Sunday, January 7, 2018

Reality Check: Heavy-handed 'hasbara'


Jeff Barck, Jerusalem Post

Image from article, with caption: Lorde appears in Inglewood, California, earlier this year, before her decision to cancel her show in Israel

Boteach’s tirade against Lorde provides more oxygen for BDS.

Last month, the government approved the allocation of NIS 260 million to set up a non-profit organization, in conjunction with deep-pocketed Diaspora donors, to combat anti-Israel deligitimization and the Boycott, Divestment and Sanctions (BDS) movement in particular.

The brainchild of Strategic Affairs and Public Diplomacy Minister Gilad Erdan (does nobody in government see the irony of having the internal security minister, Erdan’s main hardline role, also the face of soft, public diplomacy?) this new organization is meant to provide fast and furious responses, unshackled by any government approval system, to combat attempts to smear Israel’s name.

Imagine, one unnamed official told Yediot Aharonot, what would happen if immediately after Lorde’s move (the immensely popular singer recently canceled a performance in Tel Aviv following pressure from the BDS movement), she was the target of an Internet campaign and full-page adverts in leading international newspapers.
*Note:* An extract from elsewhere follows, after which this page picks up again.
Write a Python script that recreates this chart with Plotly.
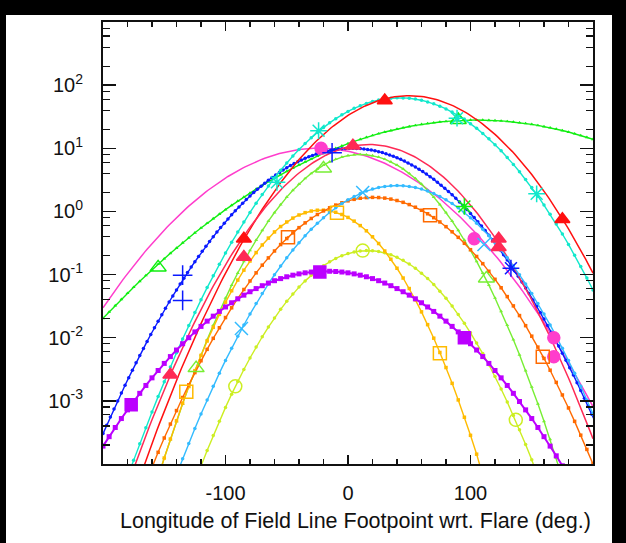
import numpy as np
import plotly.graph_objects as go

# ---- Gaussian fit curves (peak value, centre longitude, width in deg)
curve_names  = ["pink", "green_wide", "blue", "cyan", "red", "crimson", "lime",
                "yellowgreen", "gold", "orange", "skyblue", "purple"]
curve_peak   = [10.0, 28.0, 10.0, 63.0, 68.0, 11.5, 8.0, 0.24, 1.05, 1.67, 2.57, 0.113]
curve_center = [-24, 105, 3, 42, 50, 17, 10, 16, -22, 20.5, 40, -17.5]
curve_sigma  = [51.6, 80.2, 44.5, 42.2, 41.7, 39.5, 34.0, 34.3, 30.1, 40.7, 39.2, 51.1]

obs_x = {
    "pink":        [-22, 103, 168, 168],
    "green_wide":  [-155, 90],
    "blue":        [-135, -135, -13],
    "blue_star":   [133],
    "green_star":  [95],
    "cyan":        [-24, -58, 89, 154],
    "red":         [30, 175, -85],
    "crimson":     [4, -85, 123, 123, -145],
    "lime":        [-20, 113, -124],
    "yellowgreen": [12, -92, 137],
    "gold":        [-9, 75, -132],
    "orange":      [-49, 67, 159],
    "skyblue":     [-87, 12, 111],
    "purple":      [-23, 95, -177],
}
obs_y = {
    "pink":        [10.0, 0.37, 0.010, 0.005],
    "green_wide":  [0.13, 28.0],
    "blue":        [0.098, 0.039, 8.5],
    "blue_star":   [0.126],
    "green_star":  [1.2],
    "cyan":        [19.0, 2.9, 30.0, 1.9],
    "red":         [57.0, 0.75, 0.37],
    "crimson":     [11.0, 0.19, 0.37, 0.27, 0.0026],
    "lime":        [4.8, 0.087, 0.0033],
    "yellowgreen": [0.24, 0.0017, 0.0005],
    "gold":        [0.95, 0.0057, 0.0014],
    "orange":      [0.39, 0.87, 0.005],
    "skyblue":     [0.014, 2.0, 0.3],
    "purple":      [0.11, 0.010, 0.00087],
}

x_ticks = [-100, 0, 100]
x_tick_labels = ["-100", "0", "100"]
y_ticks = [1e-3, 1e-2, 1e-1, 1e0, 1e1, 1e2]
y_tick_labels = ["10<sup>-3</sup>", "10<sup>-2</sup>", "10<sup>-1</sup>",
                 "10<sup>0</sup>", "10<sup>1</sup>", "10<sup>2</sup>"]
x_title = "Longitude of Field Line Footpoint wrt. Flare (deg.)"

# ---- styles
style = {
    "pink":        dict(color="#ff3dcc", small=None, big="circle", big_size=12),
    "green_wide":  dict(color="#11ee11", small="triangle-up", big="triangle-up-open", big_size=14),
    "blue":        dict(color="#0a1aff", small="circle", big="cross-thin-open", big_size=14),
    "cyan":        dict(color="#11e8cc", small="circle", big="asterisk-open", big_size=14),
    "red":         dict(color="#ff1010", small=None, big="triangle-up", big_size=13),
    "crimson":     dict(color="#ff2a55", small=None, big="triangle-up", big_size=13),
    "lime":        dict(color="#77ee33", small="triangle-up", big="triangle-up-open", big_size=14),
    "yellowgreen": dict(color="#ccee22", small="circle", big="circle-open", big_size=13),
    "gold":        dict(color="#ffbb00", small="square", big="square-open", big_size=13),
    "orange":      dict(color="#ff6a00", small="square", big="square-open-dot", big_size=13),
    "skyblue":     dict(color="#33bbff", small="circle", big="x-thin-open", big_size=13),
    "purple":      dict(color="#bb00ff", small="square", big="square", big_size=12),
}
extra_obs_style = {
    "blue_star":  dict(color="#0a1aff", big="asterisk-open", big_size=14),
    "green_star": dict(color="#11ee11", big="asterisk-open", big_size=14),
}

fig = go.Figure()

for name, peak, cen, sig in zip(curve_names, curve_peak, curve_center, curve_sigma):
    st = style[name]
    if st["small"] is None:
        step = 2
    elif name == "blue":
        step = 3
    else:
        step = 5
    xs = np.arange(-200, 200 + step, step, dtype=float)
    ys = peak * np.exp(-(xs - cen) ** 2 / (2 * sig ** 2))
    if st["small"] is None:
        fig.add_trace(go.Scatter(x=xs, y=ys, mode="lines",
                                 line=dict(color=st["color"], width=1.5),
                                 hoverinfo="skip"))
    else:
        msize = 5 if name == "purple" else 3.5
        lw = 2 if name == "purple" else 1.4
        fig.add_trace(go.Scatter(x=xs, y=ys, mode="lines+markers",
                                 line=dict(color=st["color"], width=lw),
                                 marker=dict(symbol=st["small"], size=msize,
                                             color=st["color"], line=dict(width=0)),
                                 hoverinfo="skip"))

for name in obs_x:
    if name in style:
        st = style[name]
    else:
        st = extra_obs_style[name]
    col, sym, sz = st["color"], st["big"], st["big_size"]
    fig.add_trace(go.Scatter(x=obs_x[name], y=obs_y[name], mode="markers",
                             marker=dict(symbol=sym, size=sz, color=col,
                                         line=dict(color=col, width=1.5)),
                             hoverinfo="skip"))

# minor log ticks at 2,4,6,8 per decade
y_minor = [m * 10.0 ** k for k in range(-4, 3) for m in (2, 4, 6, 8)]

W, H = 626, 543
L, R, T, B = 103, 33, 22, 79
pw, ph = W - L - R, H - T - B

def px_to_paper_x(px):
    return (px - L) / pw

def py_to_paper_y(py):
    return (H - B - py) / ph

# white page inside a black frame
fig.add_shape(type="rect", xref="paper", yref="paper",
              x0=px_to_paper_x(6), x1=px_to_paper_x(612),
              y0=py_to_paper_y(543), y1=py_to_paper_y(15),
              fillcolor="white", line=dict(width=0), layer="below")

fig.add_annotation(text=x_title, xref="paper", yref="paper",
                   x=px_to_paper_x(355), y=py_to_paper_y(521), showarrow=False,
                   xanchor="center", yanchor="middle",
                   font=dict(family="Liberation Sans", size=21.5, color="#111"))

fig.update_layout(
    width=W, height=H,
    margin=dict(l=L, r=R, t=T, b=B),
    paper_bgcolor="black",
    plot_bgcolor="white",
    showlegend=False,
    font=dict(family="Liberation Sans", color="#111"),
    xaxis=dict(range=[-200, 200], tickmode="array", tickvals=x_ticks,
               ticktext=x_tick_labels, ticks="inside", ticklen=9, tickwidth=1.5,
               tickcolor="#111", showline=True, linecolor="#111", linewidth=2,
               mirror="ticks", showgrid=False, zeroline=False,
               tickfont=dict(size=20, color="#111"), ticklabelstandoff=10,
               minor=dict(ticks="inside", dtick=20, tick0=0, ticklen=5,
                          tickwidth=1.2, tickcolor="#111", showgrid=False)),
    yaxis=dict(type="log", range=[-4, 3], tickmode="array", tickvals=y_ticks,
               ticktext=y_tick_labels, ticks="inside", ticklen=13, tickwidth=1.5,
               tickcolor="#111", showline=True, linecolor="#111", linewidth=2,
               mirror="ticks", showgrid=False, zeroline=False,
               tickfont=dict(size=20, color="#111"), ticklabelstandoff=14,
               minor=dict(ticks="inside", tickmode="array", tickvals=y_minor,
                          ticklen=7, tickwidth=1.2, tickcolor="#111",
                          showgrid=False)),
)

fig.write_html("out.html",
               config={"displayModeBar": False, "staticPlot": True},
               post_script="document.body.style.margin='0px';"
                           "document.body.style.overflow='hidden';")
This is something, the official went on to say, the government can’t do, hence the need for this new organization.

Well, we’ve just had our first taste of such activities and my advice to the Diaspora donors (this government is a lost cause) is to find a cause more worthwhile for their donations.

In one of the most embarrassing attempts ever at pro-Israel advocacy, publicity hound Rabbi Shmuley Boteach (remember his stint as Michael Jackson’s unofficial spiritual adviser?) followed the guidelines laid down above and published a full-page advert in The Washington Post, calling the 21-year-old a “bigot.”
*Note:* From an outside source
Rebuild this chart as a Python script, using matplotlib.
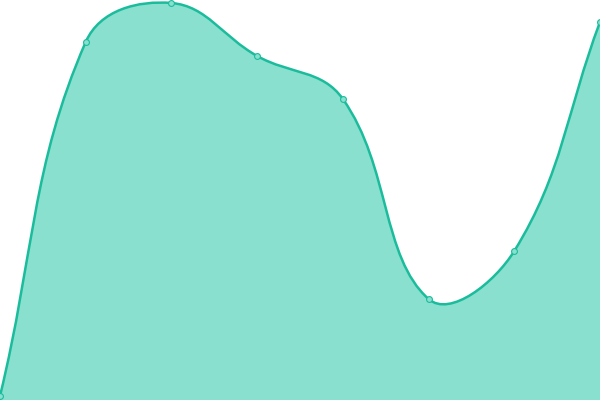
import numpy as np
import matplotlib
matplotlib.use("Agg")
import matplotlib.pyplot as plt
from matplotlib.path import Path
from matplotlib.patches import PathPatch

# data
x_vals = [0, 1, 2, 3, 4, 5, 6, 7]
y_vals = [4, 358, 397, 344, 301, 101, 149, 378]

line_color = '#1abc9c'
fill_color = '#8ae0cf'
tension = 0.4

# pixels per x step, so the spline distances are measured on screen
x_scale = 600 / 7


def spline_path(xs, ys, t=tension, close_to=None):
    # tension spline, control points capped to the plot area
    pts = np.column_stack([np.array(xs) * x_scale, ys]).astype(float)
    n = len(pts)
    cp_prev = []
    cp_next = []
    for i in range(n):
        prev = pts[max(i - 1, 0)]
        cur = pts[i]
        nxt = pts[min(i + 1, n - 1)]
        d01 = np.hypot(*(cur - prev))
        d12 = np.hypot(*(nxt - cur))
        s01 = d01 / (d01 + d12)
        s12 = d12 / (d01 + d12)
        cp_prev.append(cur - t * s01 * (nxt - prev))
        cp_next.append(cur + t * s12 * (nxt - prev))
    cp_prev = np.clip(np.array(cp_prev), [0, 0], [600, 400])
    cp_next = np.clip(np.array(cp_next), [0, 0], [600, 400])
    verts = [pts[0]]
    codes = [Path.MOVETO]
    for i in range(n - 1):
        verts += [cp_next[i], cp_prev[i + 1], pts[i + 1]]
        codes += [Path.CURVE4] * 3
    if close_to is not None:
        verts += [(pts[-1][0], close_to), (pts[0][0], close_to), pts[0]]
        codes += [Path.LINETO, Path.LINETO, Path.CLOSEPOLY]
    verts = np.array(verts)
    verts[:, 0] /= x_scale
    return Path(verts, codes)


fig = plt.figure(figsize=(6, 4), dpi=100)
ax = fig.add_axes([0, 0, 1, 1])
ax.set_xlim(0, 7)
ax.set_ylim(0, 400)
ax.axis('off')

ax.add_patch(PathPatch(spline_path(x_vals, y_vals, close_to=0),
                       facecolor=fill_color, edgecolor='none', zorder=1))
ax.add_patch(PathPatch(spline_path(x_vals, y_vals),
                       facecolor='none', edgecolor=line_color, lw=1.8, zorder=2))
ax.plot(x_vals, y_vals, 'o', ms=4.2, mfc=fill_color, mec=line_color, mew=0.8,
        zorder=3, clip_on=False)

fig.savefig('out.png', dpi=100)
In the wordy, rambling tirade protesting Lorde’s willingness to perform in Russia “despite [Russian President Vladimir] Putin’s support for Assad’s genocide in Syria” but not Tel Aviv, the American rabbi proclaims, among other things: “Let’s boycott the boycotters and tell Lorde and her fellow bigots that Jew-hatred has no place in the twenty-first century.”

And then, after having accused of Lorde of antisemitism, Boteach turns his ire on New Zealand, the singer’s home country. He blasts the country for voting in favor of the UN resolution calling on the United States to withdraw its recognition of Jerusalem as Israel’s capital, and cites its support of another UN resolution condemning Israel settlement building in the West Bank as evidence of anti-Israel prejudice.

The New Zealand Jewish Council wisely and quickly issued a statement distancing itself from the advert and what it termed “the inflammatory and aggressive material that stoops to the level of BDS.”

More to the point, just exactly what has Boteach achieved with this ad? Has Lorde canceled her cancellation and restored Tel Aviv to her concert schedule?

Will New Zealand suddenly change its diplomatic policies on West Bank settlements and the status of Jerusalem, which are in line with the majority of the international community? Of course not. All this advert has accomplished, aside of course from propelling Boteach back into the headlines, is to amplify the news that Lorde has canceled her Tel Aviv gig and give further oxygen to the BDS movement. Instead of letting this minor BDS victory die down – far bigger stars have performed in Israel in recent years – Boteach has given it further momentum, for example providing an opportunity for the Artists for Palestine group to write a letter with over 100 signatories to The Guardian newspaper in support of Lorde and a boycott of Israel.

This heavy-handed approach to countering pro-Palestinian propaganda is also the hallmark of official Israel, with the Ahed Tamimi case being the prime example. We’ve all seen the video of the blonde 16-year-old Palestinian girl slapping and provoking a pair of soldiers on duty outside her house and the two men responding with admirable restraint.

But rather than allow the world to digest this image of IDF soldiers behaving humanely and ignoring a staged provocation – following IDF chief-of-staff Lt.-Gen. Gadi Eisenkot’s instructions that he doesn’t “want a soldier to empty a magazine on a girl with scissors” – the Israeli establishment has managed to turn Tamimi into a wronged victim.

Instead of simply bringing Tamimi in for questioning the following day, and then releasing her until military justice takes its course, as was the case with Kiryat Arba settler Yifat Alkoby, who slapped and scratched a soldier earlier last year, the IDF launched a dramatic nighttime operation to arrest Tamimi and she has been kept behind bars ever since.

Tamimi is no existential threat to Israel, and all the authorities have achieved, in their desperation for revenge on a young girl who in some people’s eyes humiliated two soldiers, is to turn her into the perfect poster girl for Palestinian protest against the occupation.

The fact is though, as long as the occupation continues and deepens, protests against Israel and pop-star concert cancellations will continue, no matter how much money the government pumps into to hasbara efforts that are clumsy and ineffective at best, harmful at worst.

The writer is a former editor-in-chief of The Jerusalem Post.